Optimality of gradient descent

  • Gradient descent is not optimal: it always finds a local minimum, but there is no guarantee that it is the global minimum.

  • The found solution depends on the initial choice of x_0. If you initialize the parameters near to the global minimum, you are lucky. But how?

  • This will be a big issue in neural networks.

3 - Regularization

Regularization

  • Most of the time, there are many minima to a function, if not an infinity.

  • As GD only converges to the “closest” local minimum, you are never sure that you get a good solution.

  • Consider the following function:

f(x, y) = (x -1)^2

  • As it does not depend on y, whatever initial value y_0 will be considered as a solution.

  • As we will see later, this is something we do not want.

Regularization

L2 - Regularization

  • We may want to put the additional constraint that x and y should be as small as possible.

  • One possibility is to also minimize the Euclidian norm (or L2-norm) of the vector \mathbf{x} = [x, y].

\min_{x, y} ||\mathbf{x}||^2 = x^2 + y^2

  • Note that this objective is in contradiction with the original objective: (0, 0) minimizes the norm, but not the function f(x, y).

  • We construct a new function as the sum of f(x, y) and the norm of \mathbf{x}, weighted by the regularization parameter \lambda:

\mathcal{L}(x, y) = f(x, y) + \lambda \, (x^2 + y^2)

L2 - Regularization

  • For a fixed value of \lambda, for example 0.1, we now minimize using gradient descent the following loss function function:

\mathcal{L}(x, y) = f(x, y) + \lambda \, (x^2 + y^2)

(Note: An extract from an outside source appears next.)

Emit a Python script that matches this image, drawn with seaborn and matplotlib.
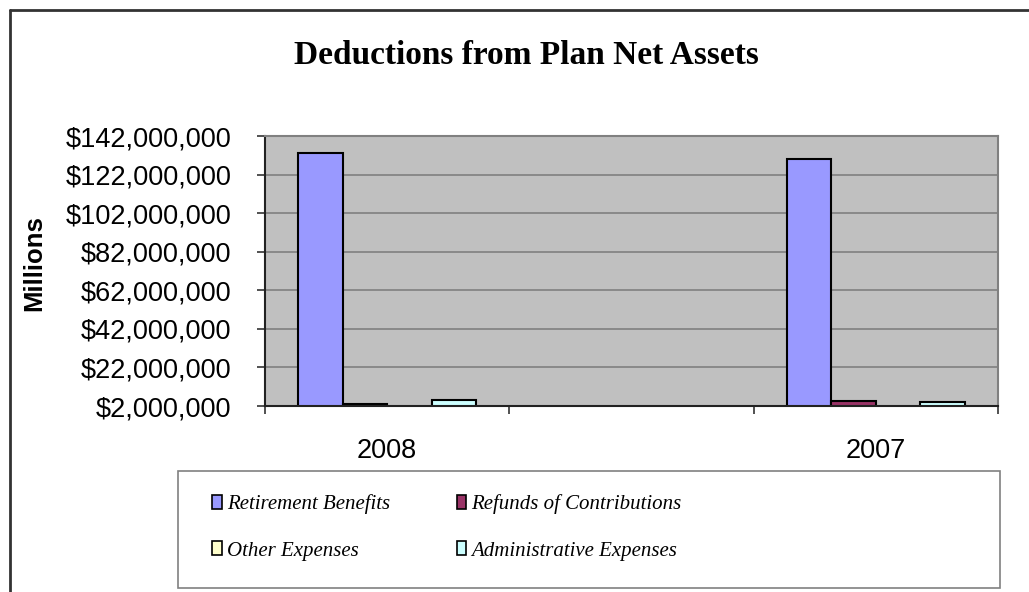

  • We just need to compute its gradient:

\nabla_{x, y} \, \mathcal{L}(x, y) = \begin{bmatrix} \dfrac{\partial f(x, y)}{\partial x} + 2\, \lambda \, x \\ \\ \dfrac{\partial f(x, y)}{\partial y} + 2\, \lambda \, y \end{bmatrix}

and apply gradient descent iteratively:

\Delta \begin{bmatrix} x \\ y \end{bmatrix} = - \eta \, \nabla_{x, y} \, \mathcal{L}(x, y) = - \eta \, \begin{bmatrix} \dfrac{\partial f(x, y)}{\partial x} + 2\, \lambda \, x \\ \\ \dfrac{\partial f(x, y)}{\partial y} + 2\, \lambda \, y \end{bmatrix}

L2 - Regularization

L2 - Regularization

  • You may notice that the result of the optimization is a bit off, it is not exactly (1, 0).

  • This is because we do not optimize f(x, y) directly, but \mathcal{L}(x, y).

  • Let’s look at the real landscape of the function.

\mathcal{L}(x, y) = f(x, y) + \lambda \, (x^2 + y^2)

L2 - Regularization

L2 - Regularization

  • The optimization with GD works, it is just that the function is different.

  • The constraint on the Euclidian norm “attracts” or “distorts” the function towards (0, 0).

  • This may seem counter-intuitive, but we will see with deep networks that we can live with it.

  • Let’s now look at what happens when we increase \lambda (to 5.0).

L2 - Regularization

L2 - Regularization

L2 - Regularization

  • Now the result of the optimization is totally wrong: the constraint on the norm completely dominates the optimization process.

\mathcal{L}(x, y) = f(x, y) + \lambda \, (x^2 + y^2)

  • \lambda controls which of the two objectives, f(x, y) or x^2 + y^2, has the priority:

    • When \lambda is small, f(x, y) dominates and the norm of \mathbf{x} can be anything.

    • When \lambda is big, x^2 + y^2 dominates, the result will be very small but f(x, y) will have any value.

  • The right value for \lambda is hard to find. We will see later methods to experimentally find its most adequate value.

L1 - Regularization

  • Another form of regularization is L1 - regularization using the L1-norm (absolute values):

\mathcal{L}(x, y) = f(x, y) + \lambda \, (|x| + |y|)

  • Its gradient only depend on the sign of x and y:

\nabla_{x, y} \, \mathcal{L}(x, y) = \begin{bmatrix} \dfrac{\partial f(x, y)}{\partial x} + \lambda \, \text{sign}(x) \\ \\ \dfrac{\partial f(x, y)}{\partial y} + \lambda \, \text{sign}(y) \end{bmatrix}

  • It tends to lead to sparser value of (x, y), i.e. either x or y will be 0.